↓
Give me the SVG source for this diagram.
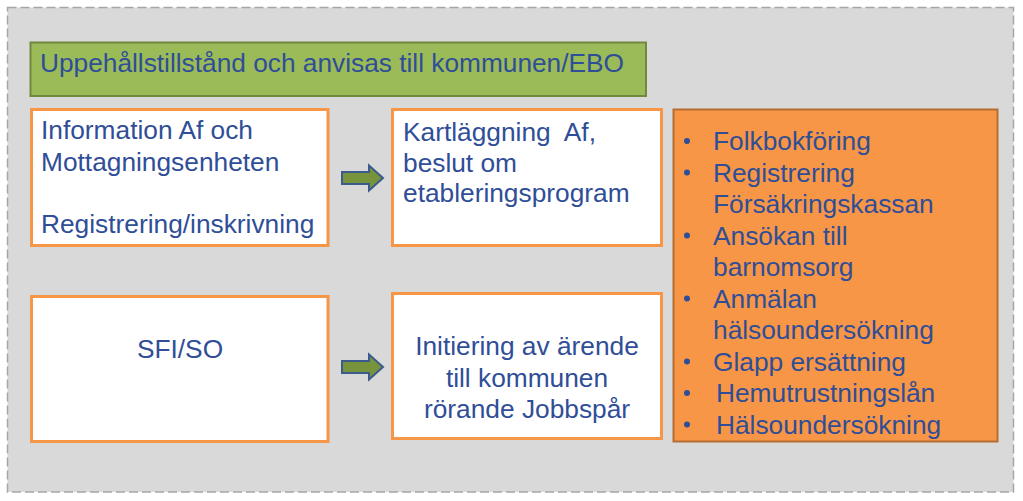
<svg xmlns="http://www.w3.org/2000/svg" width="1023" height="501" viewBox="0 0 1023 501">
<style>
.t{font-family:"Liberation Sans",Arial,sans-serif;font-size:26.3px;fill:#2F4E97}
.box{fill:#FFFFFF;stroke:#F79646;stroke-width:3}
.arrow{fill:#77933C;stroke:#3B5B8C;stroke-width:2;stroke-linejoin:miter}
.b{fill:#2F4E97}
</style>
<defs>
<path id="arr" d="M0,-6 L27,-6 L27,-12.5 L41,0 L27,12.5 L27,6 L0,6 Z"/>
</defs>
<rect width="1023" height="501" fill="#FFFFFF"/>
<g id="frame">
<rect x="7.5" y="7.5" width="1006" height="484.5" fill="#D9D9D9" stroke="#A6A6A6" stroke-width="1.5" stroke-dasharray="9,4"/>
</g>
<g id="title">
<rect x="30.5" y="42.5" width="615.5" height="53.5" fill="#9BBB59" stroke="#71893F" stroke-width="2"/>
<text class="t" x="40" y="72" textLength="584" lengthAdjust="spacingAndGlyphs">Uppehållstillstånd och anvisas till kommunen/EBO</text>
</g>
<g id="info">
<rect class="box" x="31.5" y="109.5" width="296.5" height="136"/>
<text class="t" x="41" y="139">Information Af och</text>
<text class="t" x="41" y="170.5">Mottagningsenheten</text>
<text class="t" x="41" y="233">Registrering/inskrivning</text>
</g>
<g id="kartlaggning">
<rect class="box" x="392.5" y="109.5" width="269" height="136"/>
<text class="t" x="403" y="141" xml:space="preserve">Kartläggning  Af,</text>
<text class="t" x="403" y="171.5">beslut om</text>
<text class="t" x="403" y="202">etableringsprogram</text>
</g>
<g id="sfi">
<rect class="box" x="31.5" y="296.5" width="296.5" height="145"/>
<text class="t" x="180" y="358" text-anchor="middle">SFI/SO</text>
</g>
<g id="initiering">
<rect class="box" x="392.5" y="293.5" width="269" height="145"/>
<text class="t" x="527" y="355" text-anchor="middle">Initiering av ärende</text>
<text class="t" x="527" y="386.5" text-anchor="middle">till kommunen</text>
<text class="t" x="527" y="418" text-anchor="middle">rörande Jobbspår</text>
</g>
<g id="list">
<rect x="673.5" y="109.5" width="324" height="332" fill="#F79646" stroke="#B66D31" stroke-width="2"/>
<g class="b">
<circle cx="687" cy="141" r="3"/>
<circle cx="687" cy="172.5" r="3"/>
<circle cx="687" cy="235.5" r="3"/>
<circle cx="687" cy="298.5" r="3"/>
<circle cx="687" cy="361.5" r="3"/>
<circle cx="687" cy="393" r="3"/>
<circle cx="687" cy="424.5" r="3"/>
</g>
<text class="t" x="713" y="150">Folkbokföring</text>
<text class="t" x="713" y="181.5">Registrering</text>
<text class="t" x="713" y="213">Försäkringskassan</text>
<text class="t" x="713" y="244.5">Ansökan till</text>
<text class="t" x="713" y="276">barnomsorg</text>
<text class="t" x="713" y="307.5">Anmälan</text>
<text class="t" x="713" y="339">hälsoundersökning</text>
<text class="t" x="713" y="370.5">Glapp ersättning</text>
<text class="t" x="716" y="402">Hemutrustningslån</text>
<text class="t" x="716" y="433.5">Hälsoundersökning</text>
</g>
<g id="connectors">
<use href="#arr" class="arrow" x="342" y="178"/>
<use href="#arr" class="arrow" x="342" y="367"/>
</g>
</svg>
↑
= EXERCISE OBJECTIVE =
Reproduce the material above verbatim; omit every picture.

= EXERCISE SOLUTION =
Give me the SVG source for this diagram.
<svg xmlns="http://www.w3.org/2000/svg" width="1023" height="501" viewBox="0 0 1023 501">
<style>
.t{font-family:"Liberation Sans",Arial,sans-serif;font-size:26.3px;fill:#2F4E97}
.box{fill:#FFFFFF;stroke:#F79646;stroke-width:3}
.arrow{fill:#77933C;stroke:#3B5B8C;stroke-width:2;stroke-linejoin:miter}
.b{fill:#2F4E97}
</style>
<defs>
<path id="arr" d="M0,-6 L27,-6 L27,-12.5 L41,0 L27,12.5 L27,6 L0,6 Z"/>
</defs>
<rect width="1023" height="501" fill="#FFFFFF"/>
<g id="frame">
<rect x="7.5" y="7.5" width="1006" height="484.5" fill="#D9D9D9" stroke="#A6A6A6" stroke-width="1.5" stroke-dasharray="9,4"/>
</g>
<g id="title">
<rect x="30.5" y="42.5" width="615.5" height="53.5" fill="#9BBB59" stroke="#71893F" stroke-width="2"/>
<text class="t" x="40" y="72" textLength="584" lengthAdjust="spacingAndGlyphs">Uppehållstillstånd och anvisas till kommunen/EBO</text>
</g>
<g id="info">
<rect class="box" x="31.5" y="109.5" width="296.5" height="136"/>
<text class="t" x="41" y="139">Information Af och</text>
<text class="t" x="41" y="170.5">Mottagningsenheten</text>
<text class="t" x="41" y="233">Registrering/inskrivning</text>
</g>
<g id="kartlaggning">
<rect class="box" x="392.5" y="109.5" width="269" height="136"/>
<text class="t" x="403" y="141" xml:space="preserve">Kartläggning  Af,</text>
<text class="t" x="403" y="171.5">beslut om</text>
<text class="t" x="403" y="202">etableringsprogram</text>
</g>
<g id="sfi">
<rect class="box" x="31.5" y="296.5" width="296.5" height="145"/>
<text class="t" x="180" y="358" text-anchor="middle">SFI/SO</text>
</g>
<g id="initiering">
<rect class="box" x="392.5" y="293.5" width="269" height="145"/>
<text class="t" x="527" y="355" text-anchor="middle">Initiering av ärende</text>
<text class="t" x="527" y="386.5" text-anchor="middle">till kommunen</text>
<text class="t" x="527" y="418" text-anchor="middle">rörande Jobbspår</text>
</g>
<g id="list">
<rect x="673.5" y="109.5" width="324" height="332" fill="#F79646" stroke="#B66D31" stroke-width="2"/>
<g class="b">
<circle cx="687" cy="141" r="3"/>
<circle cx="687" cy="172.5" r="3"/>
<circle cx="687" cy="235.5" r="3"/>
<circle cx="687" cy="298.5" r="3"/>
<circle cx="687" cy="361.5" r="3"/>
<circle cx="687" cy="393" r="3"/>
<circle cx="687" cy="424.5" r="3"/>
</g>
<text class="t" x="713" y="150">Folkbokföring</text>
<text class="t" x="713" y="181.5">Registrering</text>
<text class="t" x="713" y="213">Försäkringskassan</text>
<text class="t" x="713" y="244.5">Ansökan till</text>
<text class="t" x="713" y="276">barnomsorg</text>
<text class="t" x="713" y="307.5">Anmälan</text>
<text class="t" x="713" y="339">hälsoundersökning</text>
<text class="t" x="713" y="370.5">Glapp ersättning</text>
<text class="t" x="716" y="402">Hemutrustningslån</text>
<text class="t" x="716" y="433.5">Hälsoundersökning</text>
</g>
<g id="connectors">
<use href="#arr" class="arrow" x="342" y="178"/>
<use href="#arr" class="arrow" x="342" y="367"/>
</g>
</svg>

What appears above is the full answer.